In indemnification cases "a party held legally liable to plaintiff shifts the entire loss to another. The right to do so may be based upon an express contract, but more commonly the indemnity obligation is implied" (Mas v Two Bridges Assoc., 75 N.Y.2d 680, 690 ). Indemnity has been implied in situations involving vicarious liability; where there was "a separate duty owed the indemnitee by the indemnitor," or, where the "tort-feasor [found] liable for damages arising for breach of a particular duty owed to the injured plaintiff . . . seek[s] indemnity over from another who has breached a related duty owed to the injured plaintiff" (id. at 689-690). Thus, the key element "is not a duty running from the indemnitor to the injured party, but rather is `a separate duty owed the indemnitee by the indemnitor.'" (Raquet v. Braun, 90 N.Y.2d 177, 183 ).
Moreover, "[s]ince the predicate for common-law indemnity is vicarious liability without actual fault on the part of the proposed indemnitee, it follows that a party who has itself actually participated to some degree in the wrongdoing cannot receive the benefit of the doctrine" (Trump Vil. Section 3 v. New York State Hous. Fin. Agency, 307 A.D.2d 891, 895 [1st Dept. 2003]).
Here, Cleaver-Brooks has not met its burden of establishing that it is entitled to common law indemnity. Further, under the facts as alleged, it could never prove that it is so entitled. However, Cleaver-Brooks might be entitled to contribution (see Guzman v. Haven Plaza Hous. Dev. Fund Co., 69 N.Y.2d 559 ).
With respect to contribution "[g]enerally, apportionment among tort-feasors, rather than a shifting of the entire loss through indemnification, is the proper rule when two or more tort-feasors share in responsibility for an injury, in violation of duties they respectively owe to the injured person" (Guzman, 69 NY2d at 568 [internal quotations omitted]; D'Ambrosio v City of New York, 55 N.Y.2d 454, 462 ). Accordingly, in Guzman, the court found that a property owner was not entitled to indemnification, but rather contribution, because it failed to perform a duty that it owed to the plaintiff.
It is axiomatic that "a contribution claim can be made even when the contributor has no duty to the injured plaintiff" (Raquet, 90 NY2d at 182).

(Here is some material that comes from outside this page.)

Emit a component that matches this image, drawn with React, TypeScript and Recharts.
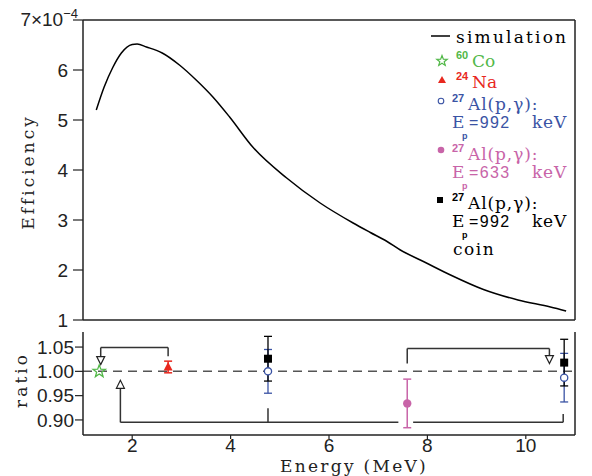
import React from 'react'
import { LineChart, Line, ScatterChart, Scatter, XAxis, YAxis, ReferenceLine, ReferenceDot, ErrorBar } from 'recharts'

// simulated efficiency curve (units of 1e-4)
const simEnergy = [1.27, 1.43, 1.6, 1.78, 2.0, 2.1, 2.29, 2.61, 2.96, 3.3, 3.64, 3.98, 4.45, 5.14, 5.82, 6.49, 6.84, 7.18, 7.45, 7.96, 8.47, 9.14, 9.84, 10.5, 10.82]
const simEfficiency = [5.2, 5.66, 6.04, 6.34, 6.51, 6.52, 6.46, 6.34, 6.1, 5.8, 5.46, 5.06, 4.46, 3.84, 3.34, 2.94, 2.75, 2.57, 2.4, 2.15, 1.9, 1.61, 1.4, 1.26, 1.18]

const effTicks = [1, 2, 3, 4, 5, 6, 7]
const energyTicks = [2, 4, 6, 8, 10]
const ratioTicks = [0.9, 0.95, 1.0, 1.05]

// measured / simulated ratios
const coEnergy = [1.33]
const coRatio = [1.0]
const naEnergy = [2.73]
const naRatio = [1.009]
const naErr = [0.012]
const al992Energy = [4.76, 10.78]
const al992Ratio = [1.0, 0.987]
const al992Err = [0.045, 0.05]
const al633Energy = [7.59]
const al633Ratio = [0.934]
const al633Err = [0.05]
const coinEnergy = [4.76, 10.78]
const coinRatio = [1.026, 1.018]
const coinErr = [0.046, 0.048]

// connector brackets in (energy, ratio)
const bracketPaths = [
  [[2.73, 1.031], [2.73, 1.049], [1.36, 1.049], [1.36, 1.029]],
  [[4.76, 0.924], [4.76, 0.895]],
  [[1.76, 0.966], [1.76, 0.895], [7.41, 0.895]],
  [[7.71, 0.895], [10.76, 0.895], [10.76, 0.912]],
  [[7.59, 1.016], [7.59, 1.047], [10.48, 1.047], [10.48, 1.031]],
]
const arrowTips = [
  { x: 1.36, y: 1.014, dir: 'down' },
  { x: 1.76, y: 0.9815, dir: 'up' },
  { x: 10.48, y: 1.016, dir: 'down' },
]

const SERIF = "'DejaVu Serif', serif"
const SANS = "'Liberation Sans', Arial, sans-serif"
const FRAME = '#222'
const GREEN = '#52b848'
const RED = '#e8281e'
const BLUE = '#3a53a4'
const MAGENTA = '#c864a8'

const simData = simEnergy.map((e, i) => ({ x: e, y: simEfficiency[i] }))
const toPoints = (xs: number[], ys: number[], errs?: number[]) =>
  xs.map((x, i) => ({ x, y: ys[i], err: errs ? errs[i] : 0 }))

const starPoints = (cx: number, cy: number, ro: number, ri: number) => {
  const pts: string[] = []
  for (let i = 0; i < 10; i++) {
    const r = i % 2 === 0 ? ro : ri
    const a = -Math.PI / 2 + (i * Math.PI) / 5
    pts.push(`${cx + r * Math.cos(a)},${cy + r * Math.sin(a)}`)
  }
  return pts.join(' ')
}

const StarShape = ({ cx, cy }: any) => (
  <polygon points={starPoints(cx, cy, 6.5, 2.7)} fill="none" stroke={GREEN} strokeWidth={1.3} />
)
const TriShape = ({ cx, cy }: any) => (
  <polygon points={`${cx},${cy - 5} ${cx - 4.5},${cy + 3.5} ${cx + 4.5},${cy + 3.5}`} fill={RED} />
)
const OpenCircle = ({ cx, cy }: any) => <circle cx={cx} cy={cy} r={3.6} fill="#fff" stroke={BLUE} strokeWidth={1.3} />
const FilledCircle = ({ cx, cy }: any) => <circle cx={cx} cy={cy} r={4.2} fill={MAGENTA} />
const SquareShape = ({ cx, cy }: any) => <rect x={cx - 4} y={cy - 4} width={8} height={8} fill="#000" />

const ArrowHead = (dir: string) => ({ cx, cy }: any) => {
  const s = dir === 'down' ? -1 : 1
  return (
    <polygon
      points={`${cx},${cy} ${cx - 4},${cy + s * 8} ${cx + 4},${cy + s * 8}`}
      fill="#fff"
      stroke={FRAME}
      strokeWidth={1.2}
    />
  )
}

const EffTick = ({ x, y, payload }: any) => {
  if (payload.value === 7) {
    return (
      <text x={x + 10} y={y} dy={6} textAnchor="end" fontFamily={SANS} fontSize={19} fill={FRAME}>
        7×10<tspan fontSize={13} dy={-8}>−4</tspan>
      </text>
    )
  }
  return (
    <text x={x} y={y} dy={7} textAnchor="end" fontFamily={SANS} fontSize={19} fill={FRAME}>
      {payload.value}
    </text>
  )
}

const axisLine = { stroke: FRAME, strokeWidth: 1.5 }
const tickLine = { stroke: FRAME, strokeWidth: 1.2 }

function LegendOverlay() {
  const sup = (x: number, y: number, t: string, c: string, fs = 11) => (
    <text x={x} y={y} fontFamily={SANS} fontWeight="bold" fontSize={fs} fill={c}>{t}</text>
  )
  const word = (x: number, y: number, t: string, c: string, ls = 1) => (
    <text x={x} y={y} fontFamily={SERIF} fontSize={17} letterSpacing={ls} fill={c}>{t}</text>
  )
  const num = (x: number, y: number, t: string, c: string) => (
    <text x={x} y={y} fontFamily={SANS} fontSize={16} letterSpacing={1.4} fill={c}>{t}</text>
  )
  const epLine = (y: number, val: string, c: string) => (
    <g>
      {word(452, y, 'E', c)}
      {sup(462, y + 11, 'p', c, 9)}
      {num(469, y, '=' + val, c)}
      {word(532, y, 'keV', c, 0.8)}
    </g>
  )
  const alLine = (y: number, c: string) => (
    <g>
      {sup(452, y - 8, '27', c)}
      {word(468, y, 'Al(p,γ):', c, 0.9)}
    </g>
  )
  return (
    <svg width={592} height={476} style={{ position: 'absolute', left: 0, top: 0 }}>
      <line x1={431} x2={450} y1={36} y2={36} stroke="#000" strokeWidth={1.5} />
      {word(456, 43, 'simulation', '#000', 2.2)}

      <polygon points={starPoints(442, 61, 5.5, 2.3)} fill="none" stroke={GREEN} strokeWidth={1.2} />
      {sup(456, 59, '60', GREEN)}
      {word(472, 67, 'Co', GREEN, 0)}

      <polygon points={`442,76 438,83 446,83`} fill={RED} />
      {sup(456, 80, '24', RED)}
      {word(472, 88, 'Na', RED, 0)}

      <circle cx={441} cy={101} r={2.8} fill="#fff" stroke={BLUE} strokeWidth={1.1} />
      {alLine(110, BLUE)}
      {epLine(128, '992', BLUE)}

      <circle cx={441} cy={150} r={3.3} fill={MAGENTA} />
      {alLine(160, MAGENTA)}
      {epLine(178, '633', MAGENTA)}

      <rect x={437} y={197} width={6} height={6} fill="#000" />
      {alLine(209, '#000')}
      {epLine(227, '992', '#000')}
      {word(453, 255, 'coin', '#000', 1.5)}

      <text transform="translate(34,172) rotate(-90)" textAnchor="middle" fontFamily={SERIF} fontSize={17} letterSpacing={3} fill={FRAME}>
        Efficiency
      </text>
      <text transform="translate(27,380) rotate(-90)" textAnchor="middle" fontFamily={SERIF} fontSize={17} letterSpacing={3} fill={FRAME}>
        ratio
      </text>
      <text x={354} y={472} textAnchor="middle" fontFamily={SERIF} fontSize={17} letterSpacing={2.3} fill={FRAME}>
        Energy (MeV)
      </text>
    </svg>
  )
}

export default function App() {
  return (
    <div style={{ position: 'absolute', left: 0, top: 0, width: 592, height: 476, background: '#fff' }}>
      <div style={{ position: 'absolute', left: 0, top: 0 }}>
        <LineChart width={592} height={332} data={simData} margin={{ top: 10, right: 0, bottom: 0, left: 0 }}>
          <XAxis dataKey="x" type="number" domain={[1, 11]} ticks={energyTicks} allowDataOverflow
            height={12} tickSize={8} tick={false} axisLine={axisLine} tickLine={tickLine} />
          <XAxis xAxisId="top" orientation="top" dataKey="x" type="number" domain={[1, 11]} ticks={energyTicks} allowDataOverflow
            height={10} tickSize={10} tick={false} axisLine={axisLine} tickLine={tickLine} />
          <YAxis type="number" domain={[1, 7]} ticks={effTicks} interval={0} allowDataOverflow width={83}
            tickSize={10} tickMargin={5} tick={<EffTick />} axisLine={axisLine} tickLine={tickLine} />
          <YAxis yAxisId="r" orientation="right" type="number" domain={[1, 7]} ticks={effTicks} allowDataOverflow width={17}
            tickSize={10} tick={false} axisLine={axisLine} tickLine={tickLine} />
          <Line dataKey="y" type="monotone" stroke="#000" strokeWidth={1.5} dot={false} isAnimationActive={false} />
        </LineChart>
      </div>
      <div style={{ position: 'absolute', left: 0, top: 322 }}>
        <ScatterChart width={592} height={154} margin={{ top: 10, right: 0, bottom: 0, left: 0 }}>
          <XAxis dataKey="x" type="number" domain={[1, 11]} ticks={energyTicks} interval={0} allowDataOverflow
            height={41} tickSize={4} tickMargin={0} axisLine={axisLine} tickLine={tickLine}
            tick={{ fontFamily: SANS, fontSize: 19, fill: FRAME }} />
          <XAxis xAxisId="top" orientation="top" dataKey="x" type="number" domain={[1, 11]} ticks={energyTicks} allowDataOverflow
            height={0} tick={false} tickLine={false} axisLine={axisLine} />
          <YAxis dataKey="y" type="number" domain={[0.869, 1.081]} ticks={ratioTicks} interval={0} allowDataOverflow width={83}
            tickSize={8} tickMargin={1} tickFormatter={(v: number) => v.toFixed(2)} axisLine={axisLine} tickLine={tickLine}
            tick={{ fontFamily: SANS, fontSize: 19, fill: FRAME }} />
          <YAxis yAxisId="r" orientation="right" dataKey="y" type="number" domain={[0.869, 1.081]} ticks={ratioTicks} allowDataOverflow width={17}
            tickSize={4} tick={false} axisLine={axisLine} tickLine={tickLine} />

          <ReferenceLine y={1} stroke="#555" strokeWidth={1.5} strokeDasharray="9 6" />
          {bracketPaths.map((path, pi) =>
            path.slice(1).map((p, i) => (
              <ReferenceLine
                key={`b${pi}-${i}`}
                segment={[{ x: path[i][0], y: path[i][1] }, { x: p[0], y: p[1] }]}
                stroke="#333"
                strokeWidth={1.5}
              />
            ))
          )}
          {arrowTips.map((a, i) => (
            <ReferenceDot key={`a${i}`} x={a.x} y={a.y} r={4} shape={ArrowHead(a.dir)} />
          ))}

          <Scatter data={toPoints(coEnergy, coRatio)} shape={<StarShape />} isAnimationActive={false} />
          <Scatter data={toPoints(naEnergy, naRatio, naErr)} shape={<TriShape />} isAnimationActive={false}>
            <ErrorBar dataKey="err" direction="y" width={4} stroke={RED} strokeWidth={1.5} />
          </Scatter>
          <Scatter data={toPoints(al633Energy, al633Ratio, al633Err)} shape={<FilledCircle />} isAnimationActive={false}>
            <ErrorBar dataKey="err" direction="y" width={4} stroke={MAGENTA} strokeWidth={1.5} />
          </Scatter>
          <Scatter data={toPoints(al992Energy, al992Ratio, al992Err)} shape={<OpenCircle />} isAnimationActive={false}>
            <ErrorBar dataKey="err" direction="y" width={4} stroke={BLUE} strokeWidth={1.3} />
          </Scatter>
          <Scatter data={toPoints(coinEnergy, coinRatio, coinErr)} shape={<SquareShape />} isAnimationActive={false}>
            <ErrorBar dataKey="err" direction="y" width={4} stroke="#000" strokeWidth={1.3} />
          </Scatter>
        </ScatterChart>
      </div>
      <LegendOverlay />
    </div>
  )
}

A "critical requirement" for apportionment by contribution is that "the breach of duty by the contributing party must have had a part in causing or augmenting the injury for which contribution is sought" (id. at 183, quoting Nassau Roofing & Sheet Metal Co. v Facilities Dev. Corp., 71 N.Y.2d 599, 603 ; Trump Vil. Section 3, 307 A.D.2d 891 at 896 [contribution is an available remedy "when two or more tort-feasors share in responsibility for an injury, in violation of duties they respectively owe to the injured person"]).
Upon renewal Cleaver-Brooks must demonstrate facts sufficient to support a judgment that it would be entitled to contribution if it is held liable for plaintiff's injuries i.e., that the second third-party defendants breached a duty of care to plaintiff. Cleaver-Brooks must further explain the relationship and liabilities of the third-party and second third-party defendants.
Accordingly, it is hereby
ORDERED that Defendant/Third-Party Plaintiff/Second Third-Party Plaintiff Cleaver-Brooks, Inc.'s motion, pursuant to CPLR § 3215, for a default judgment against the Second Third-Party Defendants based on a third-party complaint seeking indemnity and/or contribution is denied with leave to renew by motion upon proper papers.